__PROBLEM TO SOLVE__
Quote the data below in full, please, without altering anything.

__MATERIAL__
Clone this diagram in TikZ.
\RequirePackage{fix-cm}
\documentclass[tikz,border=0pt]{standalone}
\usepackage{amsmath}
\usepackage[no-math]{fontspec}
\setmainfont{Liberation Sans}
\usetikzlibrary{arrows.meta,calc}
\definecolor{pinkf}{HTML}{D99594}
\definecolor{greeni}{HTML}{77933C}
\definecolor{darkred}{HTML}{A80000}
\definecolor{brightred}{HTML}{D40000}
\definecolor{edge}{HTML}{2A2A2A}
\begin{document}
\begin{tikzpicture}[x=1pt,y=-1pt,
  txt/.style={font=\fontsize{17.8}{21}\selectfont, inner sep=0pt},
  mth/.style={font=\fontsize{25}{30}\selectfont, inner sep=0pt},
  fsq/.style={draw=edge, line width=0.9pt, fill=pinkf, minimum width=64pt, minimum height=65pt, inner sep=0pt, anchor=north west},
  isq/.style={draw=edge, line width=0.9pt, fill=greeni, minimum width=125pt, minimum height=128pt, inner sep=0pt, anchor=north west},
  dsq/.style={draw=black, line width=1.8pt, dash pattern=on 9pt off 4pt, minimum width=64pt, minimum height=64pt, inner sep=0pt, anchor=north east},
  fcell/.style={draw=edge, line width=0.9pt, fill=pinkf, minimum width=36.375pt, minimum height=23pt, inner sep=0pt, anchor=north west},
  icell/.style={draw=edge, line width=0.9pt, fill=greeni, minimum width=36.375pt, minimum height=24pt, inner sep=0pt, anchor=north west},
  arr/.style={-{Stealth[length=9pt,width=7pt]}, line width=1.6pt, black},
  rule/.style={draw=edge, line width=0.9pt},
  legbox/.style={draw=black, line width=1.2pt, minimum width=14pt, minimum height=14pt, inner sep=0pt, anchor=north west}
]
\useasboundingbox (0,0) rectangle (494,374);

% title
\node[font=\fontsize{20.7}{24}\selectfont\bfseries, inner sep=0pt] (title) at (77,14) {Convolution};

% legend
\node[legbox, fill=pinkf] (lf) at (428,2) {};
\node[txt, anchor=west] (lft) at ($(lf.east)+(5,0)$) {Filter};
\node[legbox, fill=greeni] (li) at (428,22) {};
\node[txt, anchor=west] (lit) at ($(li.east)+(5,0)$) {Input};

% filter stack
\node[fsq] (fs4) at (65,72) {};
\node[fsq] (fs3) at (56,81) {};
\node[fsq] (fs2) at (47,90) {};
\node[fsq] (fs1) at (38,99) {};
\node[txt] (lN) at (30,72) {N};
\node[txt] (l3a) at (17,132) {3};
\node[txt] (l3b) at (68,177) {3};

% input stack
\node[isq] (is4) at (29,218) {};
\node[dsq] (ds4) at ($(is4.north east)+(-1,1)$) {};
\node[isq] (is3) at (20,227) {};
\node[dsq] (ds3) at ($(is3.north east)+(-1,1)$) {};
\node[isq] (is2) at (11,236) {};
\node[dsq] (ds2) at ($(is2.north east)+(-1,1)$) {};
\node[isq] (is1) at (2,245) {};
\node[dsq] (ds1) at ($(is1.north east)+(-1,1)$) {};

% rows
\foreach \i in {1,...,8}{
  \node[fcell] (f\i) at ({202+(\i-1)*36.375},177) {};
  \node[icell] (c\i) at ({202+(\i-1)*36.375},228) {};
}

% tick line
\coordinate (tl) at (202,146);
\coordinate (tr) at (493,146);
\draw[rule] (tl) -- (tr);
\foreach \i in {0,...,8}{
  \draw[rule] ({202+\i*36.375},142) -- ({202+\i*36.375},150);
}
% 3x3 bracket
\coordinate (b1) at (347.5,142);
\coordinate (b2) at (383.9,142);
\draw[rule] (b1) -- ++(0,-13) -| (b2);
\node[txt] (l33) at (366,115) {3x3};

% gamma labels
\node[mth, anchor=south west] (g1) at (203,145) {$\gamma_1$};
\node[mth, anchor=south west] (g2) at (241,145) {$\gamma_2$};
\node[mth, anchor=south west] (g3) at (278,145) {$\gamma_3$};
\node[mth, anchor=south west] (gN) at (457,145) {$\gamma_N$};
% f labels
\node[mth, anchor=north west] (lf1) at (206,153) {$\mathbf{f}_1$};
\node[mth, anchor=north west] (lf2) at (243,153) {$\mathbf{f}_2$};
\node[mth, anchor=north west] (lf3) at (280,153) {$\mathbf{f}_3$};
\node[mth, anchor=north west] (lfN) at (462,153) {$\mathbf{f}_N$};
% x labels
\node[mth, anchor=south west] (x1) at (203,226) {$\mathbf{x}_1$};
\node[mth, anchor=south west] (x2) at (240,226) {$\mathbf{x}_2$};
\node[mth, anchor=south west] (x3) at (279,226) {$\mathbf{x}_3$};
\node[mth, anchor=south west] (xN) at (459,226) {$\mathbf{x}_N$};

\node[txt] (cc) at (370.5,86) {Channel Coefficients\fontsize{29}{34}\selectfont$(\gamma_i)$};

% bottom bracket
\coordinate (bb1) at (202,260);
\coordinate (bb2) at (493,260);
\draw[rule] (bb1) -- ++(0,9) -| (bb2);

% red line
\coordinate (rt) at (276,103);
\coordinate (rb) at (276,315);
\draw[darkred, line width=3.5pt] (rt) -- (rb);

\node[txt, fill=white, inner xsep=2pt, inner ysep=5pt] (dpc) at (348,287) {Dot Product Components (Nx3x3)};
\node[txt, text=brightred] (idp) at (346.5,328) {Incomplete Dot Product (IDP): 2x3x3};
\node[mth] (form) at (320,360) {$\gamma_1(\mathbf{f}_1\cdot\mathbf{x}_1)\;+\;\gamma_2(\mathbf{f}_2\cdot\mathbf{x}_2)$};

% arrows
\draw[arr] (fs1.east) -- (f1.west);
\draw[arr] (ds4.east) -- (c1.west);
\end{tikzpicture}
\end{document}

__CORRECT ANSWER__
Clone this diagram in TikZ.
\RequirePackage{fix-cm}
\documentclass[tikz,border=0pt]{standalone}
\usepackage{amsmath}
\usepackage[no-math]{fontspec}
\setmainfont{Liberation Sans}
\usetikzlibrary{arrows.meta,calc}
\definecolor{pinkf}{HTML}{D99594}
\definecolor{greeni}{HTML}{77933C}
\definecolor{darkred}{HTML}{A80000}
\definecolor{brightred}{HTML}{D40000}
\definecolor{edge}{HTML}{2A2A2A}
\begin{document}
\begin{tikzpicture}[x=1pt,y=-1pt,
  txt/.style={font=\fontsize{17.8}{21}\selectfont, inner sep=0pt},
  mth/.style={font=\fontsize{25}{30}\selectfont, inner sep=0pt},
  fsq/.style={draw=edge, line width=0.9pt, fill=pinkf, minimum width=64pt, minimum height=65pt, inner sep=0pt, anchor=north west},
  isq/.style={draw=edge, line width=0.9pt, fill=greeni, minimum width=125pt, minimum height=128pt, inner sep=0pt, anchor=north west},
  dsq/.style={draw=black, line width=1.8pt, dash pattern=on 9pt off 4pt, minimum width=64pt, minimum height=64pt, inner sep=0pt, anchor=north east},
  fcell/.style={draw=edge, line width=0.9pt, fill=pinkf, minimum width=36.375pt, minimum height=23pt, inner sep=0pt, anchor=north west},
  icell/.style={draw=edge, line width=0.9pt, fill=greeni, minimum width=36.375pt, minimum height=24pt, inner sep=0pt, anchor=north west},
  arr/.style={-{Stealth[length=9pt,width=7pt]}, line width=1.6pt, black},
  rule/.style={draw=edge, line width=0.9pt},
  legbox/.style={draw=black, line width=1.2pt, minimum width=14pt, minimum height=14pt, inner sep=0pt, anchor=north west}
]
\useasboundingbox (0,0) rectangle (494,374);

% title
\node[font=\fontsize{20.7}{24}\selectfont\bfseries, inner sep=0pt] (title) at (77,14) {Convolution};

% legend
\node[legbox, fill=pinkf] (lf) at (428,2) {};
\node[txt, anchor=west] (lft) at ($(lf.east)+(5,0)$) {Filter};
\node[legbox, fill=greeni] (li) at (428,22) {};
\node[txt, anchor=west] (lit) at ($(li.east)+(5,0)$) {Input};

% filter stack
\node[fsq] (fs4) at (65,72) {};
\node[fsq] (fs3) at (56,81) {};
\node[fsq] (fs2) at (47,90) {};
\node[fsq] (fs1) at (38,99) {};
\node[txt] (lN) at (30,72) {N};
\node[txt] (l3a) at (17,132) {3};
\node[txt] (l3b) at (68,177) {3};

% input stack
\node[isq] (is4) at (29,218) {};
\node[dsq] (ds4) at ($(is4.north east)+(-1,1)$) {};
\node[isq] (is3) at (20,227) {};
\node[dsq] (ds3) at ($(is3.north east)+(-1,1)$) {};
\node[isq] (is2) at (11,236) {};
\node[dsq] (ds2) at ($(is2.north east)+(-1,1)$) {};
\node[isq] (is1) at (2,245) {};
\node[dsq] (ds1) at ($(is1.north east)+(-1,1)$) {};

% rows
\foreach \i in {1,...,8}{
  \node[fcell] (f\i) at ({202+(\i-1)*36.375},177) {};
  \node[icell] (c\i) at ({202+(\i-1)*36.375},228) {};
}

% tick line
\coordinate (tl) at (202,146);
\coordinate (tr) at (493,146);
\draw[rule] (tl) -- (tr);
\foreach \i in {0,...,8}{
  \draw[rule] ({202+\i*36.375},142) -- ({202+\i*36.375},150);
}
% 3x3 bracket
\coordinate (b1) at (347.5,142);
\coordinate (b2) at (383.9,142);
\draw[rule] (b1) -- ++(0,-13) -| (b2);
\node[txt] (l33) at (366,115) {3x3};

% gamma labels
\node[mth, anchor=south west] (g1) at (203,145) {$\gamma_1$};
\node[mth, anchor=south west] (g2) at (241,145) {$\gamma_2$};
\node[mth, anchor=south west] (g3) at (278,145) {$\gamma_3$};
\node[mth, anchor=south west] (gN) at (457,145) {$\gamma_N$};
% f labels
\node[mth, anchor=north west] (lf1) at (206,153) {$\mathbf{f}_1$};
\node[mth, anchor=north west] (lf2) at (243,153) {$\mathbf{f}_2$};
\node[mth, anchor=north west] (lf3) at (280,153) {$\mathbf{f}_3$};
\node[mth, anchor=north west] (lfN) at (462,153) {$\mathbf{f}_N$};
% x labels
\node[mth, anchor=south west] (x1) at (203,226) {$\mathbf{x}_1$};
\node[mth, anchor=south west] (x2) at (240,226) {$\mathbf{x}_2$};
\node[mth, anchor=south west] (x3) at (279,226) {$\mathbf{x}_3$};
\node[mth, anchor=south west] (xN) at (459,226) {$\mathbf{x}_N$};

\node[txt] (cc) at (370.5,86) {Channel Coefficients\fontsize{29}{34}\selectfont$(\gamma_i)$};

% bottom bracket
\coordinate (bb1) at (202,260);
\coordinate (bb2) at (493,260);
\draw[rule] (bb1) -- ++(0,9) -| (bb2);

% red line
\coordinate (rt) at (276,103);
\coordinate (rb) at (276,315);
\draw[darkred, line width=3.5pt] (rt) -- (rb);

\node[txt, fill=white, inner xsep=2pt, inner ysep=5pt] (dpc) at (348,287) {Dot Product Components (Nx3x3)};
\node[txt, text=brightred] (idp) at (346.5,328) {Incomplete Dot Product (IDP): 2x3x3};
\node[mth] (form) at (320,360) {$\gamma_1(\mathbf{f}_1\cdot\mathbf{x}_1)\;+\;\gamma_2(\mathbf{f}_2\cdot\mathbf{x}_2)$};

% arrows
\draw[arr] (fs1.east) -- (f1.west);
\draw[arr] (ds4.east) -- (c1.west);
\end{tikzpicture}
\end{document}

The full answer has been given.